Addressing digital security across business fields, Business at OECD members participated in an OECD Workshop on Digital Security and Resilience in Critical Infrastructures and Essential Services earlier this month in Paris to contribute to the OECD‘s Going Digital Project.
The OECD Going Digital Project was officially launched in Berlin in 2017 and aims to examine how the digital transformation affects policy-making across a large spectrum of policy areas, including competition, consumer policy, digital economy policy (privacy, security, infrastructure, economic impact), science, technology and innovation, industry and entrepreneurship, insurance and private pensions, financial markets, fiscal affairs and taxation and much more.
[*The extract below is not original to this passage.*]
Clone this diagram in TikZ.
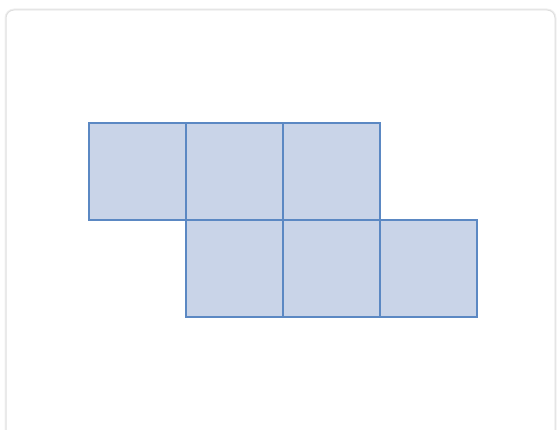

The project will draw on national experiences and policy experimentation occurring across the OECD’s 35 member countries, its accession countries, key partners and many other economies involved in the OECD’s work.
At the meeting earlier this month, which featured USCIB member Chris Boyer (AT&T), Business at OECD members emphasized the importance of a multi-stakeholder approach to cooperation and information exchange between actors – business, government, civil society and the technical community – to ensure effective and appropriate security and privacy protections.
“Importantly, workshop participants underscored the importance of using existing OECD consensus-based and multi-stakeholder developed security and privacy frameworks – the 2015 OECD Digital Risk Management for Economic and Society Prosperity and the 2013 OECD Privacy Framework,” said Barbara Wanner, USCIB Vice President for ICT Policy. “There is no need for OECD member nations – or non-member nations – who are looking to improve their approaches to security and privacy to ‘reinvent the wheel’ because these two products serve as solid building blocks,” Wanner said.